We must repent of our sins, it is true, but that does not mean we stop doing what is righteous; rather we must promote active righteousness as the way to tend to our monsters and overcome them. We must stand by what is just, even if it cuts society in half; insofar as we fail to follow justice with compassion and love, seeking to excise the evil and restore the good which had been lost, we can certainly agree that we are at fault and we need to tend to our failings in the world. However, on the other hand, we must not assume that all we need to do is some silent retreat in which we say and do nothing more until we believe we have established a purity of heart in ourselves. This will never be done without action; holiness is done in and through love, love is accomplished in deeds not words. We must start the journey towards holiness with love, giving ourselves to others, seeking to repair the harm done by injustice, and in the process, purify ourselves as we see where we have failed justice so that we truly overcome any and all temptations to avoid our responsibility to others under the guise of holiness.

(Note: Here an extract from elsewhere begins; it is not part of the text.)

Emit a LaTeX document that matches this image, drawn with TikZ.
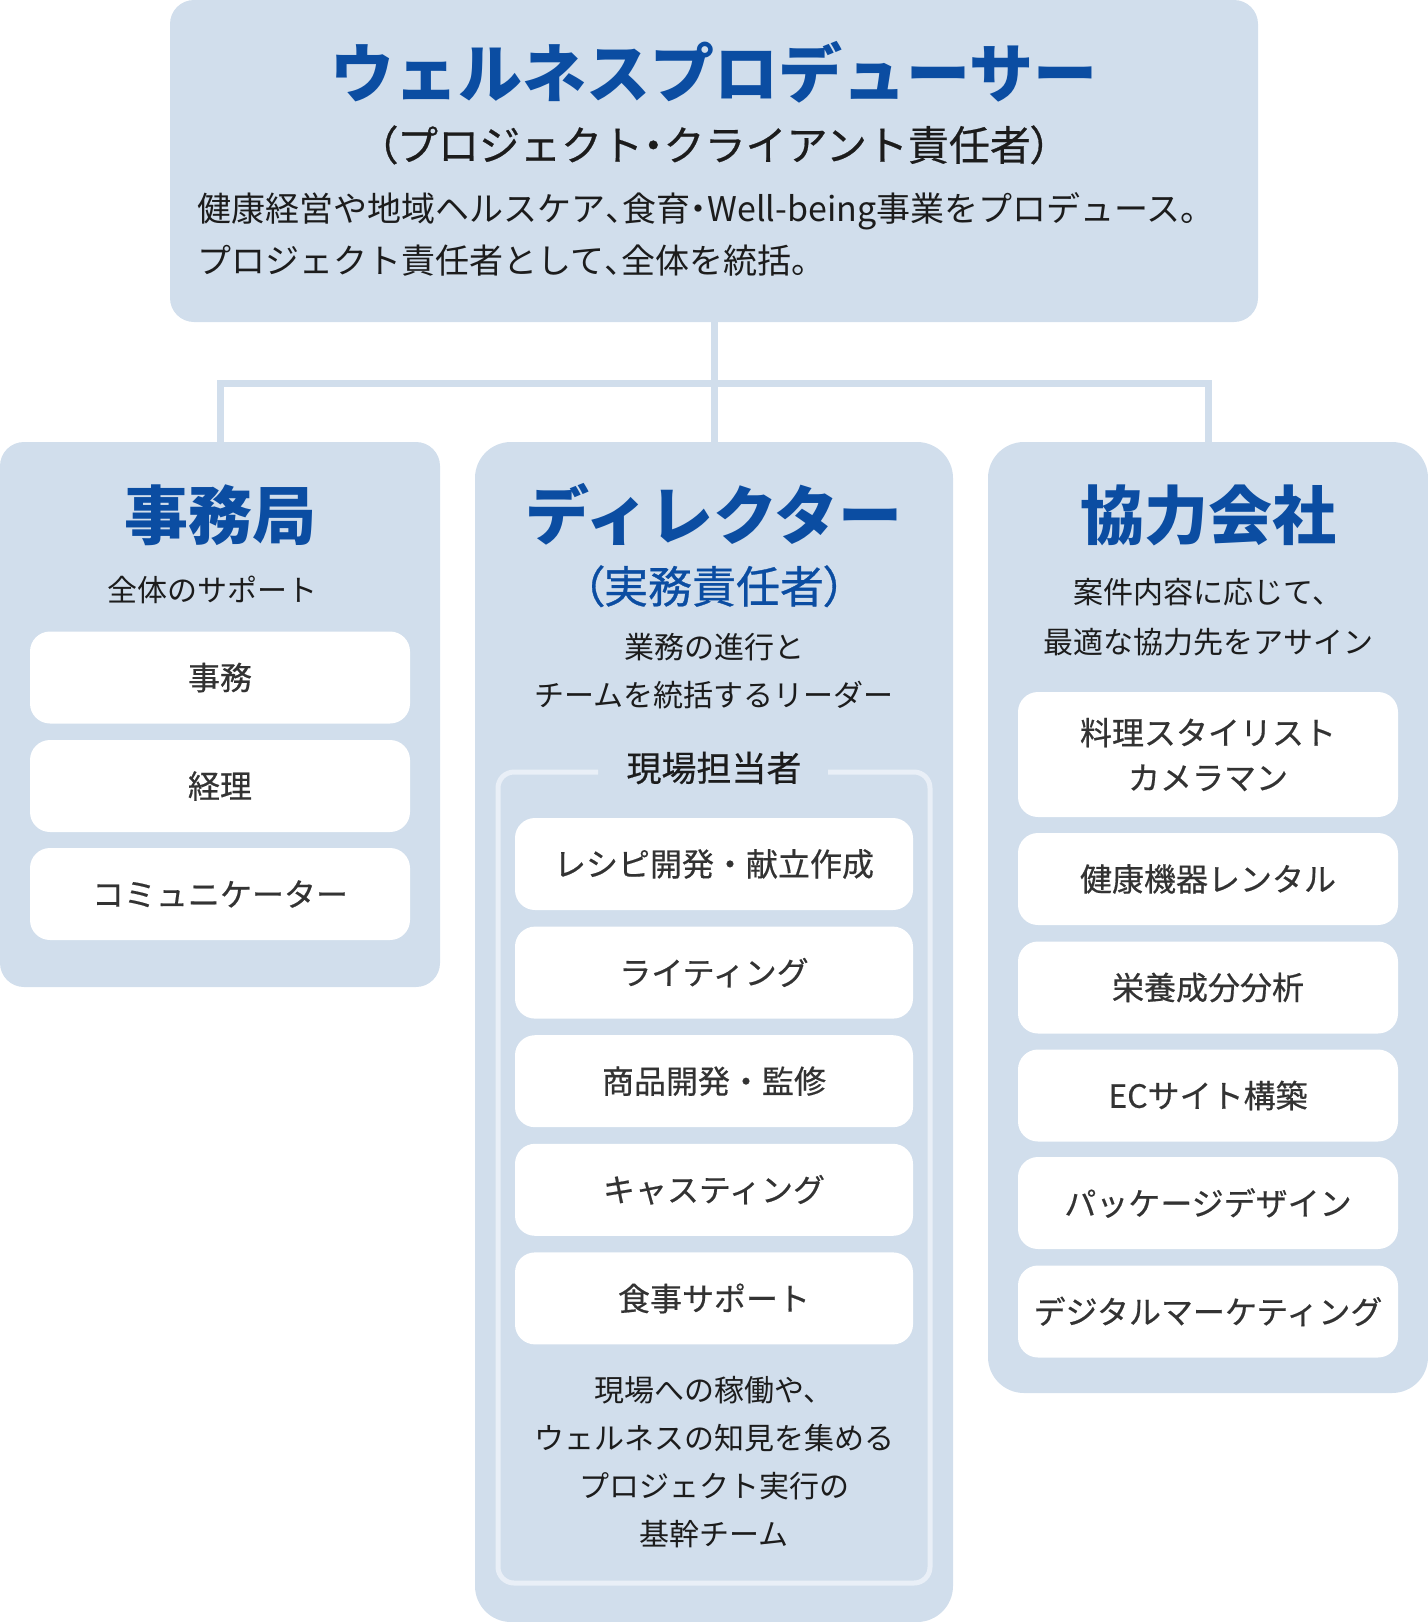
\documentclass[tikz,border=0pt]{standalone}
\usepackage{fontspec}
\usepackage{tikz}
\newfontfamily\jp{Noto Sans CJK JP}
\newfontfamily\jpp[RawFeature=+palt]{Noto Sans CJK JP}
\newfontfamily\jpm[FakeBold=0.5]{Noto Sans CJK JP}
\newfontfamily\jppm[RawFeature=+palt,FakeBold=0.7]{Noto Sans CJK JP}
\definecolor{panel}{HTML}{D1DEEC}
\definecolor{frameline}{HTML}{E9EFF7}
\definecolor{headblue}{HTML}{0B4DA2}
\definecolor{ink}{HTML}{1C1C1C}
\definecolor{boxink}{HTML}{333333}
% half-width punctuation
\newcommand{\halfp}[1]{{\jpp #1}}
\newcommand{\halfpm}[1]{{\jppm #1}}

\begin{document}
\begin{tikzpicture}[x=0.5pt,y=-0.5pt]
	\def \headrow{515}
	\def \barrow{383}
	\def \colLx{220}
	\def \colMx{714}
	\def \colRx{1208}
	\tikzstyle{panel-node}=[fill=panel,inner sep=0pt,rounded corners=18pt]
	\tikzstyle{item-node}=[fill=white,inner sep=0pt,rounded corners=10pt,text=boxink,align=center,font=\jpm\fontsize{16}{22.5}\selectfont]
	\tikzstyle{head-node}=[inner sep=0pt,text=headblue,text height=28pt,text depth=4pt,font=\jp\bfseries\fontsize{32}{38}\selectfont]
	\tikzstyle{sub-node}=[inner sep=0pt,text height=18pt,text depth=2.5pt,font=\jpm\fontsize{20.5}{24}\selectfont]
	\tikzstyle{note-node}=[inner sep=0pt,text=ink,align=center,font=\jp\fontsize{15}{24}\selectfont]
	\tikzstyle{link}=[draw=panel,line width=3.5pt,line join=miter]
	\useasboundingbox (0,0) rectangle (1428,1622);

	% panels
	\node[panel-node,rounded corners=12pt,minimum width=544pt,minimum height=161pt] (top) at (\colMx,161) {};
	\node[panel-node,rounded corners=12pt,minimum width=220pt,minimum height=272.5pt] (colL) at (\colLx,714.5) {};
	\node[panel-node,minimum width=239pt,minimum height=590pt] (colM) at (\colMx,1032) {};
	\node[panel-node,minimum width=220pt,minimum height=475.5pt] (colR) at (\colRx,917.5) {};

	% connectors
	\coordinate (bar) at (\colMx,\barrow);
	\draw[link] (top.south) -- (colM.north);
	\draw[link] (colL.north) |- (bar) -| (colR.north);

	% producer
	\node[head-node] (prodttl) at (\colMx,73) {ウェルネスプロデューサー};
	\node[sub-node,text=ink] (prodsub) at (\colMx,145) {\halfpm{（}プロジェクト\halfpm{・}クライアント責任者\halfpm{）}};
	\node[inner sep=0pt,anchor=west,align=left,text=ink,font=\jp\fontsize{17}{26}\selectfont] (proddesc) at (197,234)
		{健康経営や地域ヘルスケア\halfp{、}食育\halfp{・}Well-being事業をプロデュース。\\プロジェクト責任者として\halfp{、}全体を統括。};

	% office
	\node[head-node] (offttl) at (\colLx,\headrow) {事務局};
	\node[note-node] (offnote) at (212,590) {全体のサポート};
	\node[item-node,minimum width=190pt,minimum height=46pt] (off0) at (\colLx,677.5) {事務};
	\node[item-node,minimum width=190pt,minimum height=46pt] (off1) at (\colLx,786) {経理};
	\node[item-node,minimum width=190pt,minimum height=46pt] (off2) at (\colLx,894) {コミュニケーター};

	% director
	\node[head-node] (dirttl) at (\colMx,\headrow) {ディレクター};
	\node[sub-node,text=headblue,text height=19pt,text depth=3pt,font=\jppm\fontsize{22}{26}\selectfont] (dirsub) at (\colMx,587) {（実務責任者）};
	\node[note-node] (dirnote) at (\colMx,671) {業務の進行と\\チームを統括するリーダー};
	\node[inner sep=0pt,text=ink,font=\jpm\fontsize{17.5}{22}\selectfont] (staff) at (\colMx,768) {現場担当者};
	\draw[draw=frameline,line width=2.5pt,rounded corners=8pt] (598,772) -- (498,772) -- (498,1583) -- (930,1583) -- (930,772) -- (828,772);
	\node[item-node,minimum width=199pt,minimum height=46pt] (dir0) at (\colMx,864) {レシピ開発・献立作成};
	\node[item-node,minimum width=199pt,minimum height=46pt] (dir1) at (\colMx,972.6) {ライティング};
	\node[item-node,minimum width=199pt,minimum height=46pt] (dir2) at (\colMx,1081.2) {商品開発・監修};
	\node[item-node,minimum width=199pt,minimum height=46pt] (dir3) at (\colMx,1189.8) {キャスティング};
	\node[item-node,minimum width=199pt,minimum height=46pt] (dir4) at (\colMx,1298.4) {食事サポート};
	\node[note-node] (staffnote) at (\colMx,1462) {現場への稼働や、\\ウェルネスの知見を集める\\プロジェクト実行の\\基幹チーム};

	% partners
	\node[head-node] (parttl) at (\colRx,\headrow) {協力会社};
	\node[note-node,font=\jp\fontsize{15}{25}\selectfont] (parnote) at (\colRx,617) {案件内容に応じて、\\最適な協力先をアサイン};
	\node[item-node,minimum width=190pt,minimum height=62.5pt] (par0) at (\colRx,754.5) {料理スタイリスト\\カメラマン};
	\node[item-node,minimum width=190pt,minimum height=46pt] (par1) at (\colRx,879) {健康機器レンタル};
	\node[item-node,minimum width=190pt,minimum height=46pt] (par2) at (\colRx,987.5) {栄養成分分析};
	\node[item-node,minimum width=190pt,minimum height=46pt] (par3) at (\colRx,1095.5) {ECサイト構築};
	\node[item-node,minimum width=190pt,minimum height=46pt] (par4) at (\colRx,1203) {パッケージデザイン};
	\node[item-node,minimum width=190pt,minimum height=46pt] (par5) at (\colRx,1311.5) {デジタルマーケティング};
\end{tikzpicture}
\end{document}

In our society racism, sexism, and indifference to poverty and radical economic inequality are all monsters which we have to tend to and slay. We can’t become holy if we try to retreat to the comfort of our home, hide ourselves from the world, and do nothing. We can claim we are not a part of the problem, but we will be, for we will be failing to do what we ought to do for the illusion of purity.

“I did not do anything” should be seen as words of shame when you could have stopped what others were doing, when you did not work against the systematic structures of sin which allowed such abuses to continue. “To commit sin is frightening,” St. John Chrysostom preached, “however, it is much more painful to be exceedingly proud with respect to sin. If you are proud of righteousness, there is a loss of righteousness. Much more so when this occurs with reference to sins; it brings us the worst destruction.”[4] Those who are proud of their retreat from the world have already failed at righteousness, but those who see the proud sinner glorifying in injustice, justifying racism or sexism or abuse of the poor and needy have to speak out and resist that injustice lest they become complicit in the destruction which is to come.

Don’t let anyone fool you. The devil will come to tempt you away from the pursuit of justice. He will say you are not tending towards your own righteousness, or else, he will say you are just as guilty as those who promote injustice because you have made the situation worse. The wound of injustice is deep; exposing it might make it appear we have made it worse, but all we do is expose what is already there, festering as it remains invisible. That wound will grow so long as it is left untreated. Those who expose it and seek the proper treatment of the wound are not the ones guilty but those who retreat from their responsibility are like Cain, claiming they are not their brother’s keeper. It is the mark of madness, the mark of the murderer, to care less for the well-being of the other. It is a faulty logic which is at the heart of injustice itself.

 

[Image=Theseus Slaying the Minotaur by Antoine-Louis Barye [CC BY-SA 2.0 (https://creativecommons.org/licenses/by-sa/2.0)], via Wikimedia Commons]


[1] Pope Francis, Gaudete ex exsultate. Vatican Translation. ¶ 26.

[2] Pope Francis, Gaudete ex exsultate. ¶ 76.

[3] Pope Francis, Gaudete ex exsultate. ¶ 78.

[4] St. John Chrysostom, On Repentance and Almsgiving. Trans. Gus George Christo (Washington, DC: CUA Press, 1998), 7.